-- Start of Dataset extract --

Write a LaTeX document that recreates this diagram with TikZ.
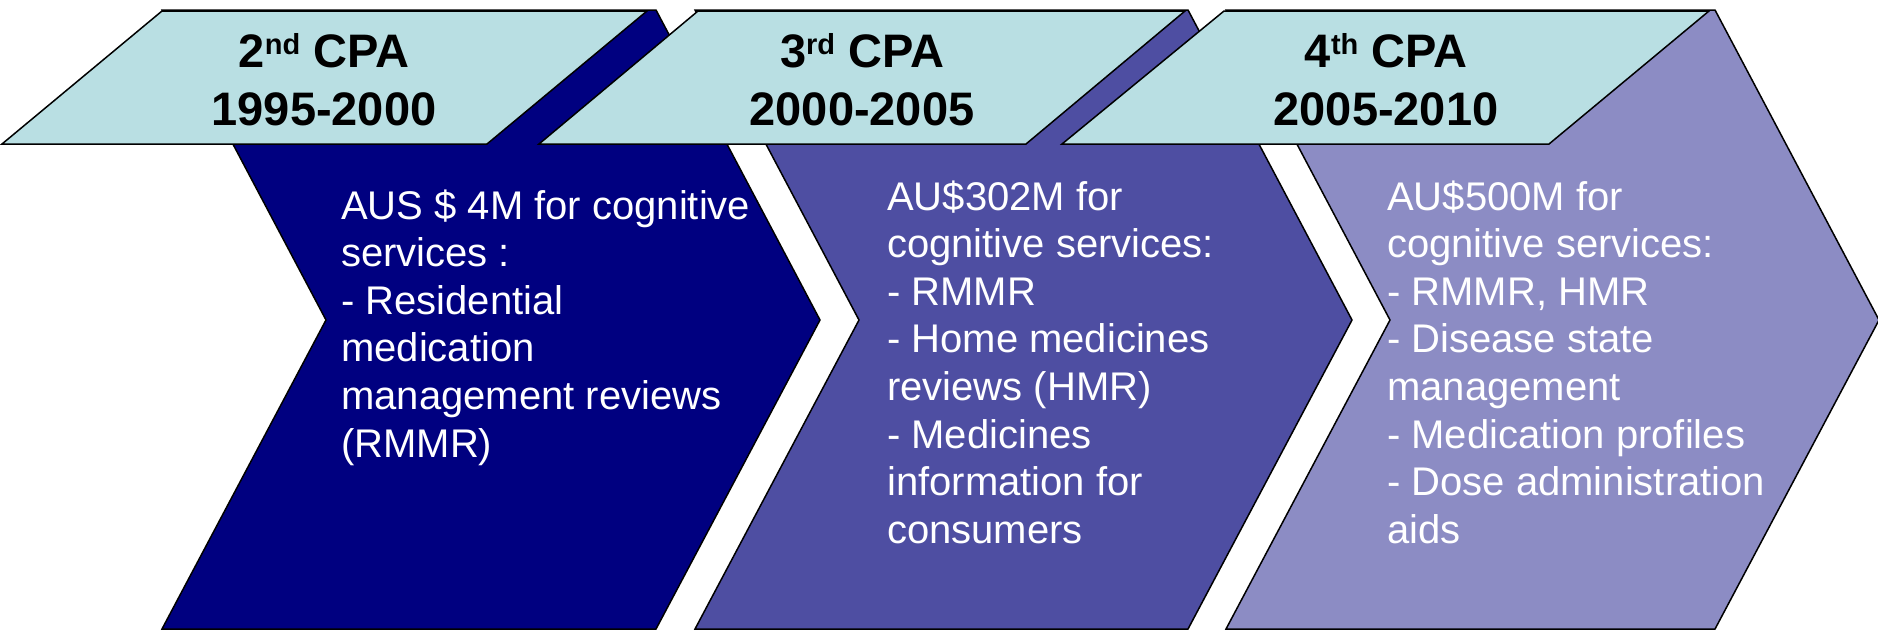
\documentclass[tikz,border=0pt]{standalone}
\usepackage{fontspec}
\setmainfont{Liberation Sans}
\definecolor{cpanavy}{RGB}{0,0,128}
\definecolor{cpamid}{RGB}{78,78,162}
\definecolor{cpalight}{RGB}{140,140,196}
\definecolor{cpaband}{RGB}{185,223,227}
\newcommand{\ordsup}[1]{\raisebox{12.5pt}{\fontsize{29}{29}\selectfont #1}}
\tikzset{
  chev/.style={draw=black, line width=1.5pt, line join=miter},
  band/.style={fill=cpaband, draw=black, line width=1.5pt, line join=miter},
  body/.style={anchor=base west, inner sep=0pt, text=white},
  ttl/.style={anchor=base, inner sep=0pt, text=black},
}
\newcommand{\bodytext}[1]{\parbox[t]{520pt}{\fontsize{40}{47.6}\selectfont\raggedright #1}}
\newcommand{\titletext}[1]{\parbox[t]{420pt}{\fontsize{47}{58}\selectfont\bfseries\centering #1}}
\begin{document}
\begin{tikzpicture}[x=1pt,y=-1pt]
\useasboundingbox (0,0) rectangle (1878,630);
% chevrons
\path[chev, fill=cpanavy]  (162,10) -- (656,10) -- (820,320) -- (656,629) -- (162,629) -- (326,320) -- cycle;
\path[chev, fill=cpamid]   (695,10) -- (1188,10) -- (1352,320) -- (1188,629) -- (695,629) -- (859,320) -- cycle;
\path[chev, fill=cpalight] (1226,10) -- (1715,10) -- (1879,320) -- (1715,629) -- (1226,629) -- (1390,320) -- cycle;
% header bands
\path[band] (162,11) -- (647,11) -- (487,144) -- (2,144) -- cycle;
\path[band] (698,11) -- (1185,11) -- (1026,144) -- (539,144) -- cycle;
\path[band] (1224,11) -- (1709,11) -- (1549,144) -- (1062,144) -- cycle;
% titles
\node[ttl] (t1) at (324,67) {\titletext{2\ordsup{nd} CPA\\1995-2000}};
\node[ttl] (t2) at (862,67) {\titletext{3\ordsup{rd} CPA\\2000-2005}};
\node[ttl] (t3) at (1386,67) {\titletext{4\ordsup{th} CPA\\2005-2010}};
% bodies
\node[body] (b1) at (341,219) {\bodytext{AUS \$ 4M for cognitive\\services :\\- Residential\\medication\\management reviews\\(RMMR)}};
\node[body] (b2) at (887,210) {\bodytext{AU\$302M for\\cognitive services:\\- RMMR\\- Home medicines\\reviews (HMR)\\- Medicines\\information for\\consumers}};
\node[body] (b3) at (1387,210) {\bodytext{AU\$500M for\\cognitive services:\\- RMMR, HMR\\- Disease state\\management\\- Medication profiles\\- Dose administration\\aids}};
\end{tikzpicture}
\end{document}
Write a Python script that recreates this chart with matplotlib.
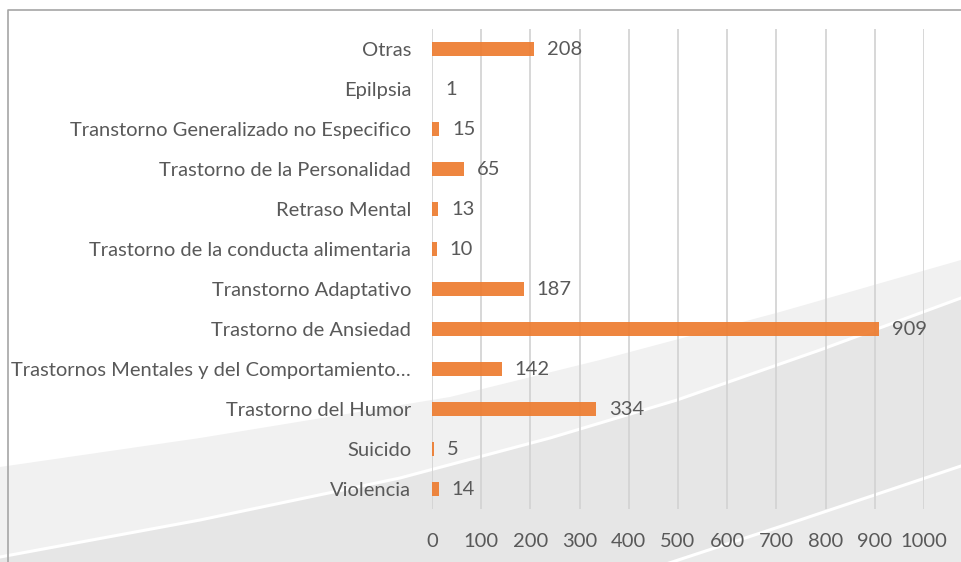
import matplotlib
matplotlib.use("Agg")
import matplotlib.pyplot as plt
from matplotlib.patches import Polygon
import numpy as np

categories = [
    "Otras",
    "Epilpsia",
    "Transtorno Generalizado no Especifico",
    "Trastorno de la Personalidad",
    "Retraso Mental",
    "Trastorno de la conducta alimentaria",
    "Transtorno Adaptativo",
    "Trastorno de Ansiedad",
    "Trastornos Mentales y del Comportamiento\u2026",
    "Trastorno del Humor",
    "Suicido",
    "Violencia",
]
values = [208, 1, 15, 65, 13, 10, 187, 909, 142, 334, 5, 14]
xticks = [0, 100, 200, 300, 400, 500, 600, 700, 800, 900, 1000]

W, H = 961, 562
FONT = ["Lato", "DejaVu Sans"]
TXT = "#595959"
BAR = "#ED7D31"
FS = 14.5

fig = plt.figure(figsize=(W / 100, H / 100), dpi=100)
fig.patch.set_facecolor("white")

# background decoration axes in pixel coordinates (y downward)
bg = fig.add_axes([0, 0, 1, 1], zorder=-1)
bg.set_xlim(0, W)
bg.set_ylim(H, 0)
bg.axis("off")

upper = [(0, 467), (200, 438), (450, 397), (600, 360), (780, 312), (961, 260)]
bg.add_patch(Polygon(upper + [(961, 562), (0, 562)], closed=True,
                     facecolor="#F1F1F1", edgecolor="none"))
wline = [(0, 557), (200, 520), (400, 478), (550, 438), (677, 400), (820, 350), (961, 298)]
bg.add_patch(Polygon(wline + [(961, 562), (0, 562)], closed=True,
                     facecolor="#E6E6E6", edgecolor="none"))
bg.plot([p[0] for p in wline], [p[1] for p in wline], color="white", lw=2.2)
w2 = [(660, 566), (800, 520), (961, 466)]
bg.add_patch(Polygon(w2 + [(961, 562)], closed=True,
                     facecolor="#EAEAEA", edgecolor="none"))
bg.plot([p[0] for p in w2], [p[1] for p in w2], color="white", lw=2.2)
# frame
bg.plot([8, 8, 961], [562, 10, 10], color="#A6A6A6", lw=1.2)

ax = fig.add_axes([432 / W, 1 - 509 / H, (924 - 432) / W, (509 - 29) / H], zorder=1)
ax.patch.set_alpha(0)

y = np.arange(len(categories))
ax.barh(y, values, height=0.36, color=BAR, alpha=0.93, zorder=3)
for yi, v in zip(y, values):
    ax.text(v + 26, yi, str(v), va="center", ha="left", fontsize=FS,
            color=TXT, family=FONT, zorder=4)

ax.set_xlim(0, 1000)
ax.set_ylim(len(categories) - 0.5, -0.5)
ax.set_xticks(xticks)
ax.set_xticklabels([str(t) for t in xticks], family=FONT, fontsize=FS, color=TXT)
ax.set_yticks(y)
ax.set_yticklabels(categories, family=FONT, fontsize=FS, color=TXT)
ax.tick_params(axis="both", length=0)
ax.tick_params(axis="y", pad=15)
ax.tick_params(axis="x", pad=17)
ax.grid(axis="x", color="#D4D4D4", lw=1.3, zorder=1)
ax.set_axisbelow(True)
for s in ax.spines.values():
    s.set_visible(False)

fig.savefig("out.png", dpi=100)
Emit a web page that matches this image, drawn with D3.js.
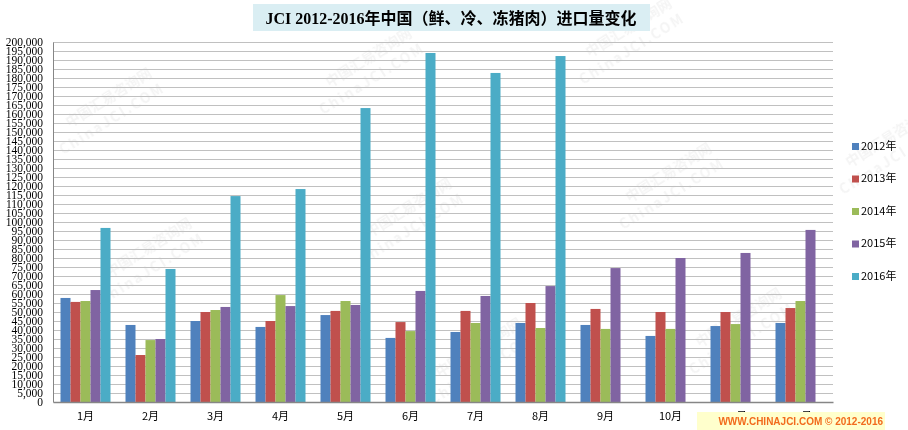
<!DOCTYPE html>
<html lang="zh">
<head>
<meta charset="utf-8">
<title>JCI 猪肉进口量</title>
<script src="https://d3js.org/d3.v7.min.js"></script>
<style>
  body { margin: 0; background: #fff; }
  svg { display: block; }
</style>
</head>
<body>
<div id="chart"></div>
<script>

// data (吨)
var months = ["1月", "2月", "3月", "4月", "5月", "6月", "7月", "8月", "9月", "10月", "11月", "12月"];
var years = ["2012年", "2013年", "2014年", "2015年", "2016年"];
var colors = ["#4F81BD", "#C0504D", "#9BBB59", "#8064A2", "#4BACC6"];
var v2012 = [57800, 42800, 45000, 41700, 48300, 35600, 38900, 43900, 42800, 36700, 42200, 43900];
var v2013 = [55600, 26100, 50000, 45000, 50600, 44400, 50600, 55000, 51700, 50000, 50000, 52200];
var v2014 = [56100, 34400, 51100, 59400, 56100, 39400, 43900, 41100, 40600, 40600, 43300, 56100];
var v2015 = [62200, 35000, 52800, 53300, 53900, 61700, 58900, 64400, 74400, 80000, 82800, 95600];
var v2016 = [96700, 73900, 114400, 118300, 163300, 193900, 182800, 192200, null, null, null, null];
var series = [v2012, v2013, v2014, v2015, v2016];
var yTicks = d3.range(0, 200001, 5000);

var W = 908, H = 430;
var margin = {top: 42, right: 75, bottom: 28, left: 53},
    width = W - margin.left - margin.right,
    height = H - margin.top - margin.bottom;

var svg = d3.select("#chart").append("svg")
    .attr("width", W)
    .attr("height", H);

// ---- faint watermark ----
var wm = svg.append("g").attr("fill", "#000").attr("opacity", 0.045)
    .style("font-family", "'Noto Sans CJK SC', sans-serif")
    .style("font-weight", "bold");
var wmPos = [[60, 150], [320, 110], [580, 80], [100, 300], [360, 260], [620, 225], [840, 190], [430, 400], [690, 370]];
wmPos.forEach(function(p) {
  var g = wm.append("g").attr("transform", "translate(" + p[0] + "," + p[1] + ") rotate(-32)");
  g.append("text").attr("x", 20).attr("y", -14).style("font-size", "14px").text("中国汇易咨询网");
  g.append("text").attr("x", 0).attr("y", 6).style("font-size", "14px").style("letter-spacing", "2px").text("ChinaJCI.COM");
});

var plot = svg.append("g")
    .attr("transform", "translate(" + margin.left + "," + margin.top + ")");

var x0 = d3.scaleBand().domain(months).range([0, width]).paddingInner(0).paddingOuter(0);
var x1 = d3.scaleBand().domain(years).range([7.5, x0.bandwidth() - 7.5]);
var y = d3.scaleLinear().domain([0, 200000]).range([height, 0]);

// gridlines
plot.append("g")
  .selectAll("line")
  .data(yTicks.slice(1))
  .enter()
  .append("line")
    .attr("x1", 0)
    .attr("x2", width)
    .attr("y1", function(d) { return Math.round(y(d)) + 0.5; })
    .attr("y2", function(d) { return Math.round(y(d)) + 0.5; })
    .attr("stroke", "#c0c0c0");

// bars
var groups = plot.append("g")
  .selectAll("g")
  .data(months)
  .enter()
  .append("g")
    .attr("transform", function(d) { return "translate(" + x0(d) + ",0)"; });

groups.selectAll("rect")
  .data(function(m, i) {
    return series.map(function(s, k) { return {year: years[k], k: k, v: s[i]}; })
      .filter(function(d) { return d.v != null; });
  })
  .enter()
  .append("rect")
    .attr("x", function(d) { return x1(d.year); })
    .attr("y", function(d) { return y(d.v); })
    .attr("width", x1.bandwidth())
    .attr("height", function(d) { return height - y(d.v); })
    .attr("fill", function(d) { return colors[d.k]; });

// y axis
var yAxis = plot.append("g")
    .call(d3.axisLeft(y).tickValues(yTicks).tickSize(0).tickPadding(10)
      .tickFormat(d3.format(",")));
yAxis.select(".domain").attr("stroke", "#868686");
yAxis.selectAll("text")
    .style("font-family", "'Liberation Serif', 'Times New Roman', serif")
    .style("font-size", "11.5px")
    .attr("fill", "#000");

// x axis
var xAxis = plot.append("g")
    .attr("transform", "translate(0," + height + ")")
    .call(d3.axisBottom(x0).tickSize(0).tickPadding(10));
xAxis.select(".domain").attr("stroke", "#868686").attr("stroke-width", 1.5);
xAxis.selectAll("text")
    .style("font-family", "'Noto Sans CJK SC', 'Liberation Sans', sans-serif")
    .style("font-size", "11px")
    .attr("fill", "#000");

// legend
var legend = svg.append("g")
  .selectAll("g")
  .data(years)
  .enter()
  .append("g")
    .attr("transform", function(d, i) { return "translate(852," + (147 + i * 32.5) + ")"; });
legend.append("rect")
    .attr("x", 0).attr("y", -4)
    .attr("width", 7).attr("height", 7)
    .attr("fill", function(d, i) { return colors[i]; });
legend.append("text")
    .attr("x", 9).attr("y", 0)
    .attr("dominant-baseline", "middle")
    .style("font-family", "'Noto Sans CJK SC', 'Liberation Sans', sans-serif")
    .style("font-size", "11px")
    .text(function(d) { return d; });

// title
svg.append("rect")
    .attr("x", 253).attr("y", 4)
    .attr("width", 397).attr("height", 27)
    .attr("fill", "#DAEEF3");
svg.append("text")
    .attr("x", 451).attr("y", 24)
    .attr("text-anchor", "middle")
    .style("font-family", "'Liberation Serif', 'Noto Sans CJK SC', serif")
    .style("font-weight", "bold")
    .style("font-size", "16px")
    .text("JCI  2012-2016年中国（鲜、冷、冻猪肉）进口量变化");

// copyright box
svg.append("rect")
    .attr("x", 697).attr("y", 412)
    .attr("width", 188).attr("height", 18)
    .attr("fill", "#FFFFCC");
svg.append("text")
    .attr("x", 883).attr("y", 425)
    .attr("text-anchor", "end")
    .attr("fill", "#F26B1D")
    .style("font-family", "'Liberation Sans', Arial, sans-serif")
    .style("font-weight", "bold")
    .style("font-size", "10px")
    .text("WWW.CHINAJCI.COM © 2012-2016");

</script>
</body>
</html>
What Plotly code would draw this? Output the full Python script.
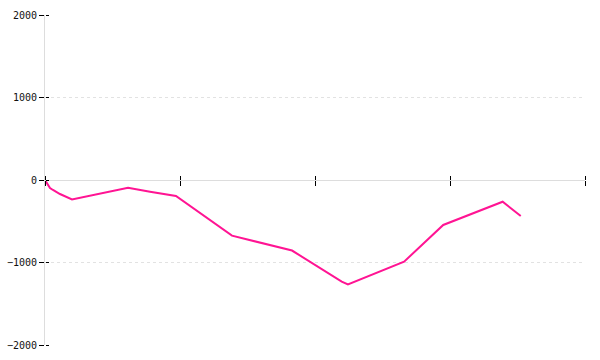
import plotly.graph_objects as go

# Data
x_values = [0, 0.037, 0.059, 0.111, 0.2, 0.615, 0.778, 0.97, 1.385, 1.83, 2.198, 2.244, 2.66, 2.95, 3.39, 3.524]
y_values = [0, -97, -121, -170, -236, -93, -142, -194, -675, -855, -1233, -1267, -990, -545, -263, -436]
y_tick_values = [-2000, -1000, 0, 1000, 2000]
x_tick_values = [0, 1, 2, 3, 4]

fig = go.Figure()
fig.add_trace(go.Scatter(
    x=x_values, y=y_values, mode="lines",
    line=dict(color="#FF1493", width=2),
    showlegend=False, hoverinfo="skip",
))
# invisible trace to activate secondary axes
fig.add_trace(go.Scatter(x=[0], y=[0], xaxis="x2", yaxis="y2", mode="markers",
                         marker=dict(opacity=0), showlegend=False, hoverinfo="skip"))

font = dict(family="DejaVu Sans Mono", size=10, color="#111")

fig.update_layout(
    width=600, height=360,
    margin=dict(l=45, r=15, t=15, b=15, autoexpand=False),
    paper_bgcolor="white", plot_bgcolor="white",
    font=font,
    xaxis=dict(
        range=[0, 4], tickvals=x_tick_values, showticklabels=False,
        showgrid=False, zeroline=False, automargin=False,
        showline=True, linecolor="#dddddd", linewidth=1,
        anchor="free", position=0.5,
        ticks="outside", ticklen=5, tickcolor="black", tickwidth=1,
    ),
    xaxis2=dict(
        range=[0, 4], tickvals=x_tick_values, showticklabels=False,
        showgrid=False, zeroline=False, showline=False, automargin=False,
        overlaying="x", side="top", anchor="free", position=0.5,
        ticks="outside", ticklen=4, tickcolor="black", tickwidth=1,
    ),
    yaxis=dict(
        range=[-2000, 2000], tickvals=y_tick_values,
        showgrid=True, gridcolor="#e2e2e2", griddash="3px,3px", gridwidth=1,
        zeroline=False, automargin=False,
        showline=True, linecolor="#dddddd", linewidth=1,
        ticks="outside", ticklen=5, tickcolor="black", tickwidth=1,
        tickfont=font,
    ),
    yaxis2=dict(
        range=[-2000, 2000], tickvals=y_tick_values, showticklabels=False,
        showgrid=False, zeroline=False, showline=False, automargin=False,
        overlaying="y", side="right", anchor="free", position=0,
        ticks="outside", ticklen=3, tickcolor="black", tickwidth=1,
    ),
)

fig.write_html("out.html")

-- End of Dataset extract --

Return all lines with the word "recreates" in them.

• _Task answer_:
Write a LaTeX document that recreates this diagram with TikZ.
Write a Python script that recreates this chart with matplotlib.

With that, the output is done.